This blog is my place to vent and share resources with other parents of children of trauma. I try to be open and honest about my feelings in order to help others know they are not alone. Therapeutic parenting of adopted teenagers with RAD and other severe mental illnesses and issues (plus "neurotypical" teens) , is not easy, and there are time when I say what I feel... at the moment. We're all human!

Thursday, November 6, 2008

Bobbin' along

So in the car on the way to work I confronted Hubby on his not-so-private comments regarding how I handle Bob. I told him it hurt my feelings - a lot, but that I thought it was just me being over sensitive until I talked to my mom and she agreed with me. I knew he hadn't intentionally hurt my feelings - in the 16 years I've known him he has almost never been anything but supportive and empathetic. I think this was one reason I was so surprised. Then I asked his advice on how he thought I should handle Bob. (Great minds think alike Denise!) I expressed my worry that Bob might be bipolar like the rest of my family.


Hubby got defensive because he thought Mom and I were suggesting that Bob take meds (which Hubby is pretty adamantly against unless there are no other alternatives. He thinks I do not need them either). I reassured him that I didn't think Bob needed meds, I was just very concerned. There are so many issues it could be (the new kids, raging hormones - which are supposedly worse before they start their period because the hormones have nowhere to go, holidays...). We talked for awhile about what could have caused her behavior, how to handle it, and whether or not we should put her in therapy.

This topic led into Hubby's issues in dealing with Kitty that morning. Ironically it was very similar to my issues with Bob.

Kitty had told Hubby the day before that she would eat all her lunch (she'd taken a larger than usual lunch, and has major appetite issues due to her ADHD meds - we've had to work with her on eating, at least something, even though she's rarely hungry.) While she was making breakfast and lunch for the day, I happened to glance in her lunch box and realized that it was almost full from the day before. I mentioned it to Hubby. He called her on it and she immediately got defensive (she cannot take criticism, even implied, from anyone but me, and even that is hard on her). Kitty started yelling at Hubby and accusing him of yelling at her - he spoke firmly, but had never yelled. I reminded her that when she feels criticized she feels yelled at, and that Dad was NOT yelling at her.


She and Hubby kept at it. I tried to stay out of it, only stepping in to ask Kitty to calm down and to remind her that Dad was NOT yelling at her. Often if they go at it long enough, and only one parent engages with her, Kitty will calm down. Not so much this time.

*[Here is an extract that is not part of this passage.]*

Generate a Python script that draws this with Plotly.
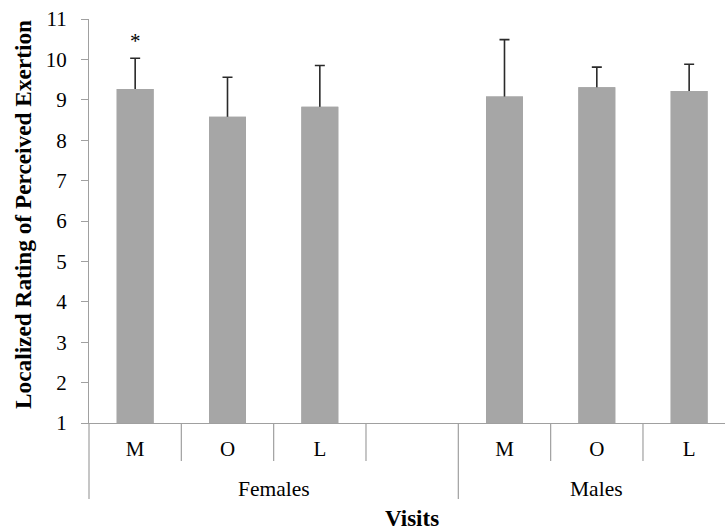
import plotly.graph_objects as go

# ---- data ----
groups = ["Females", "Males"]
visits = ["M", "O", "L"]
female_means = [9.27, 8.58, 8.83]
female_sd = [0.76, 0.98, 1.02]
male_means = [9.08, 9.31, 9.22]
male_sd = [1.41, 0.50, 0.66]
y_ticks = list(range(1, 12))
significant = [True, False, False, False, False, False]

# ---- layout constants ----
W, H = 725, 531
L_M, R_M, T_M, B_M = 89, 0, 19, 108
plot_w = W - L_M - R_M
plot_h = H - T_M - B_M
slot_px = 92.33
n_slots = 7
x_min = -0.5
x_max = x_min + plot_w / slot_px

GREY = "#a6a6a6"
AXIS = "#a0a0a0"
FONT = "Liberation Serif"

# category slots: females 0..2, blank 3, males 4..6
pos_f = list(range(len(visits)))
pos_m = [len(visits) + 1 + i for i in range(len(visits))]
positions = pos_f + pos_m
means = female_means + male_means
sds = female_sd + male_sd
tick_text = visits + [""] + visits

fig = go.Figure()
# bars carrying the (symmetric) error bars; lower half is hidden by the overlay bars
fig.add_trace(go.Bar(
    x=positions, y=[m - 1 for m in means], base=1,
    width=0.4,
    marker=dict(color=GREY, line=dict(width=0)),
    error_y=dict(type="data", array=sds, color="#2a2a2a",
                 thickness=1.6, width=5),
    hoverinfo="skip", showlegend=False,
))
fig.add_trace(go.Bar(
    x=positions, y=[m - 1 for m in means], base=1,
    width=0.4,
    marker=dict(color=GREY, line=dict(width=0)),
    hoverinfo="skip", showlegend=False,
))


def slot_to_paper(s):
    return (s - x_min) / (x_max - x_min)


def px_to_paper_x(p):
    return (p - L_M) / plot_w


def py_to_paper(p):
    return (H - B_M - p) / plot_h


shapes = []
for k in range(n_slots):
    xb = slot_to_paper(k - 0.5)
    outer = k in (0, len(visits) + 1)
    y_end = py_to_paper(499 if outer else 461)
    shapes.append(dict(type="line", xref="paper", yref="paper",
                       x0=xb, x1=xb, y0=0, y1=y_end,
                       line=dict(color=AXIS, width=1.2)))

annotations = []
group_spans = [(0, len(visits) + 1), (len(visits) + 1, n_slots)]
for g, (a, b) in zip(groups, group_spans):
    xc = slot_to_paper((a + b) / 2 - 0.5)
    annotations.append(dict(text=g, x=xc, y=py_to_paper(489),
                            xref="paper", yref="paper", showarrow=False,
                            xanchor="center", yanchor="middle",
                            font=dict(family=FONT, size=21.5, color="black")))
annotations.append(dict(text="<b>Visits</b>",
                        x=slot_to_paper((n_slots - 1) / 2), y=py_to_paper(518),
                        xref="paper", yref="paper", showarrow=False,
                        xanchor="center", yanchor="middle",
                        font=dict(family=FONT, size=23, color="black")))
annotations.append(dict(text="<b>Localized Rating of Perceived Exertion</b>",
                        x=px_to_paper_x(23), y=py_to_paper(215),
                        xref="paper", yref="paper", showarrow=False,
                        xanchor="center", yanchor="middle", textangle=-90,
                        font=dict(family=FONT, size=23.3, color="black")))
for p, m, s, sig in zip(positions, means, sds, significant):
    if sig:
        annotations.append(dict(text="*", x=p, y=m + s, xref="x", yref="y",
                                showarrow=False, xanchor="center",
                                yanchor="bottom", yshift=3,
                                font=dict(family=FONT, size=21, color="black")))

fig.update_layout(
    width=W, height=H,
    margin=dict(l=L_M, r=R_M, t=T_M, b=B_M, pad=0, autoexpand=False),
    plot_bgcolor="white", paper_bgcolor="white",
    shapes=shapes, annotations=annotations,
    font=dict(family=FONT, color="black"),
    barmode="overlay",
    xaxis=dict(
        range=[x_min, x_max], automargin=False,
        tickvals=list(range(n_slots)), ticktext=tick_text,
        ticks="", showgrid=False, zeroline=False,
        showline=True, linecolor=AXIS, linewidth=1.2,
        tickfont=dict(family=FONT, size=21, color="black"),
        ticklabelstandoff=7,
    ),
    yaxis=dict(
        range=[1, 11], tickvals=y_ticks, automargin=False,
        ticks="outside", ticklen=7, tickcolor=AXIS, tickwidth=1.2,
        showgrid=False, zeroline=False,
        showline=True, linecolor=AXIS, linewidth=1.2,
        tickfont=dict(family=FONT, size=21, color="black"),
        ticklabelstandoff=10,
    ),
)

fig.write_html("out.html",
               config={"displayModeBar": False},
               post_script="document.body.style.margin='0';"
                           "document.body.style.overflow='hidden';")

In the car, I reminded Hubby of the Beyond Consequences training we'd taken and the little bit of work he'd done with the attachment therapist. I told Hubby that Kitty had shut down and was in "flight, fight or freeze mode" almost immediately after his first sentence. Hubby felt very persecuted by mine and my mom's reaction to his critiquing me, and now by my saying he was parenting Kitty incorrectly. He told me that he felt persecuted/ crucified and shut down for awhile.

After a little while he expressed his frustration with not being allowed to parent Kitty. He felt kept out of the attachment loop (unfortunately that's how it works, the child attaches to one parent and only then gets to the point that they can start working on relationships with others). He felt that he was not allowed to say anything to Kitty because she would take it the wrong way. I explained to him that the AT and I weren't deliberately keeping him out of loop, and that I wasn't saying he couldn't parent Kitty at all, just that he needed to be aware that it was pretty pointless to talk to her after she had shut down. We talked about how to approach her later when she wasn't activated.

At that point, we talked about my dead car for awhile and what to do next. Then we talked about how many people we owed money to. Hubby finally hit his overwhelm point and we pretty much stopped talking for the rest of the trip.

Quite frankly I don't know how we does it. He IS depressed, whether he agrees with my mom and I or not. Our life IS incredibly stressful. He doesn't sleep well, and he's taken the weight of the world on his shoulders (in the picture it's only the weight of our daughter). I couldn't do as well as I am (not that that's saying much) without major support (THANK YOU ALL!!) and medication!

Not sure what to do about blogging all that's gone on this week! I've gotten part of Tuesday done and the rest of the week has been just as eventful! *sigh*

1 comment:

Anonymous said...

I am so grateful to have a wonderful husband who supports me and helps me through rough times. Then every once in a while I realize that I am that for him, too. In good marriages like you and I have that's what spouses do for each other. You say you don't know how you'd make it without his support, but I'm sure he feels the same way about you.